Tijdens de zitting op 10 november 2016 is eiser verschenen, bijgestaan door zijn gemachtigde, en was de staatssecretaris vertegenwoordigd door zijn gemachtigde. De rechtbank heeft het onderzoek ter zitting gesloten en direct mondeling uitspraak gedaan. De rechtbank overweegt dat eiser internationale bescherming geniet in Polen en dat er geen reden is om de asielaanvraag inhoudelijk te behandelen, ondanks het feit dat zijn echtgenote en minderjarige zoon in Nederland verblijven.
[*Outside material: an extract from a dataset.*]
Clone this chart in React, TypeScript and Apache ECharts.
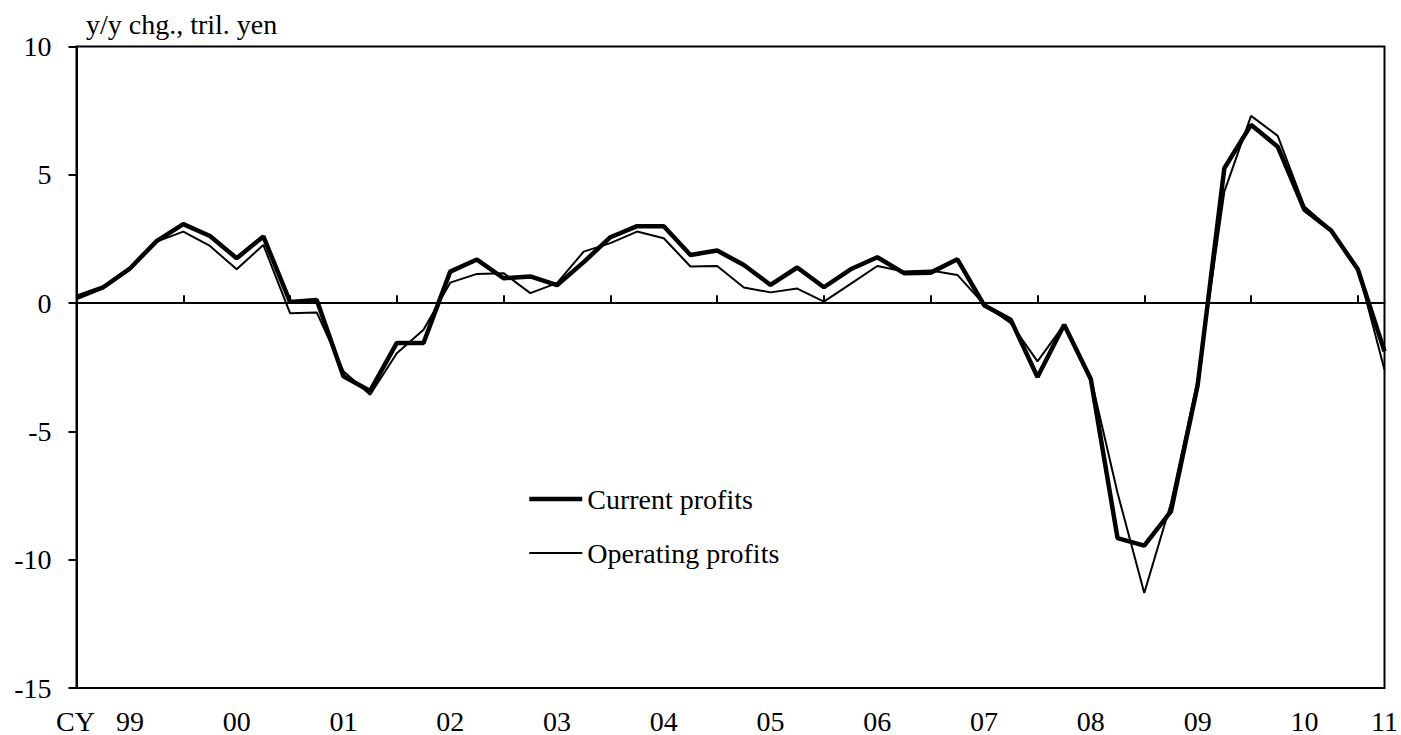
import React, { useEffect, useRef } from "react";
import * as echarts from "echarts";

const categories = [
  "1999Q1", "1999Q2", "1999Q3", "1999Q4",
  "2000Q1", "2000Q2", "2000Q3", "2000Q4",
  "2001Q1", "2001Q2", "2001Q3", "2001Q4",
  "2002Q1", "2002Q2", "2002Q3", "2002Q4",
  "2003Q1", "2003Q2", "2003Q3", "2003Q4",
  "2004Q1", "2004Q2", "2004Q3", "2004Q4",
  "2005Q1", "2005Q2", "2005Q3", "2005Q4",
  "2006Q1", "2006Q2", "2006Q3", "2006Q4",
  "2007Q1", "2007Q2", "2007Q3", "2007Q4",
  "2008Q1", "2008Q2", "2008Q3", "2008Q4",
  "2009Q1", "2009Q2", "2009Q3", "2009Q4",
  "2010Q1", "2010Q2", "2010Q3", "2010Q4",
  "2011Q1", "2011Q2",
];

const currentProfits = [
  0.25, 0.62, 1.35, 2.42, 3.08, 2.62, 1.75, 2.6, 0.05, 0.12,
  -2.85, -3.42, -1.55, -1.55, 1.23, 1.7, 0.97, 1.04, 0.7, 1.6,
  2.57, 3.0, 3.0, 1.88, 2.05, 1.49, 0.71, 1.39, 0.62, 1.32,
  1.79, 1.17, 1.19, 1.71, -0.08, -0.65, -2.88, -0.84, -2.97, -9.16,
  -9.45, -8.12, -3.2, 5.26, 6.95, 6.1, 3.64, 2.83, 1.32, -1.88,
];

const operatingProfits = [
  0.15, 0.57, 1.3, 2.4, 2.79, 2.23, 1.32, 2.27, -0.39, -0.36,
  -2.65, -3.57, -1.95, -1.04, 0.8, 1.14, 1.17, 0.39, 0.78, 2.01,
  2.34, 2.79, 2.53, 1.43, 1.45, 0.61, 0.42, 0.57, 0.06, 0.75,
  1.45, 1.23, 1.27, 1.1, -0.05, -0.78, -2.27, -0.84, -2.92, -7.4,
  -11.3, -7.8, -3.0, 4.35, 7.3, 6.52, 3.77, 2.86, 1.36, -2.6,
];

const seriesNames = ["Current profits", "Operating profits"];
const yAxisTitle = "y/y chg., tril. yen";
const xAxisPrefix = "CY";

const FONT = "'Liberation Serif', 'Times New Roman', serif";
const FS = 28;
const THICK = 4.5;
const THIN = 2;

export default function App() {
  const ref = useRef<HTMLDivElement>(null);

  useEffect(() => {
    if (!ref.current) return;
    const chart = echarts.init(ref.current, null, { renderer: "svg" });
    const lastIdx = categories.length - 1;
    const hiddenSymbol = {
      color: "rgba(0,0,0,0)",
      borderColor: "rgba(0,0,0,0)",
      borderWidth: 0,
      opacity: 0,
    };
    chart.setOption({
      animation: false,
      backgroundColor: "#fff",
      grid: {
        left: 76.5,
        right: 16.5,
        top: 46.6,
        bottom: 46.7,
        show: true,
        borderColor: "#000",
        borderWidth: 2,
        containLabel: false,
      },
      legend: {
        orient: "vertical",
        left: 522,
        top: 479,
        itemWidth: 53,
        itemHeight: 14,
        itemGap: 24,
        textStyle: { fontFamily: FONT, fontSize: FS, color: "#000", lineHeight: 30 },
        itemStyle: hiddenSymbol,
        data: [
          { name: seriesNames[0], lineStyle: { color: "#000", width: THICK }, itemStyle: hiddenSymbol },
          { name: seriesNames[1], lineStyle: { color: "#000", width: THIN }, itemStyle: hiddenSymbol },
        ],
      },
      xAxis: {
        type: "category",
        boundaryGap: false,
        data: categories,
        axisLine: { show: true, lineStyle: { color: "#000", width: 2 } },
        axisTick: {
          show: true,
          inside: true,
          length: 8,
          lineStyle: { color: "#000", width: 2 },
          interval: (i: number) => i % 4 === 0 && i > 0,
        },
        axisLabel: {
          interval: (i: number) => i % 4 === 2 || i === lastIdx,
          formatter: (v: string) => v.slice(2, 4),
          fontFamily: FONT,
          fontSize: FS,
          color: "#000",
          margin: 19,
        },
        splitLine: { show: false },
      },
      yAxis: {
        type: "value",
        min: -15,
        max: 10,
        interval: 5,
        axisLine: { show: true, lineStyle: { color: "#000", width: 2 } },
        axisTick: { show: true, inside: false, length: 8, lineStyle: { color: "#000", width: 2 } },
        axisLabel: { fontFamily: FONT, fontSize: FS, color: "#000", margin: 25 },
        splitLine: { show: false },
      },
      graphic: [
        {
          type: "text",
          left: 86,
          top: 10,
          style: { text: yAxisTitle, fontFamily: FONT, fontSize: FS, fill: "#000" },
        },
        {
          type: "text",
          left: 56,
          top: 707,
          style: { text: xAxisPrefix, fontFamily: FONT, fontSize: FS, fill: "#000" },
        },
      ],
      series: [
        {
          name: seriesNames[0],
          type: "line",
          data: currentProfits,
          symbol: "none",
          lineStyle: { color: "#000", width: THICK },
          itemStyle: { color: "#000" },
          z: 3,
        },
        {
          name: seriesNames[1],
          type: "line",
          data: operatingProfits,
          symbol: "none",
          lineStyle: { color: "#000", width: THIN },
          itemStyle: { color: "#000" },
          z: 4,
          markLine: {
            silent: true,
            symbol: "none",
            label: { show: false },
            lineStyle: { color: "#000", width: 2, type: "solid" },
            data: [{ yAxis: 0 }],
          },
        },
      ],
    });
    return () => chart.dispose();
  }, []);

  return (
    <div
      ref={ref}
      style={{ position: "fixed", left: 0, top: 0, width: 1401, height: 735, background: "#fff" }}
    />
  );
}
De rechtbank heeft geoordeeld dat de staatssecretaris de asielaanvraag terecht niet-ontvankelijk heeft verklaard op basis van artikel 30a van de Vreemdelingenwet 2000. Eiser heeft niet aangetoond dat hij in Polen niet naar behoren zal worden behandeld. Daarnaast heeft de rechtbank geoordeeld dat de staatssecretaris niet verplicht was om ambtshalve te toetsen of eisers uitzetting in strijd zou zijn met artikel 8 van het Europees Verdrag voor de Rechten van de Mens. Eiser kan een aanvraag voor gezinshereniging indienen als hij dat wenst.
De rechtbank heeft het beroep ongegrond verklaard en het verzoek om voorlopige voorziening afgewezen. Er is geen aanleiding voor een proceskostenveroordeling. De uitspraak is openbaar gedaan en partijen zijn op de hoogte gesteld van hun rechtsmiddelen.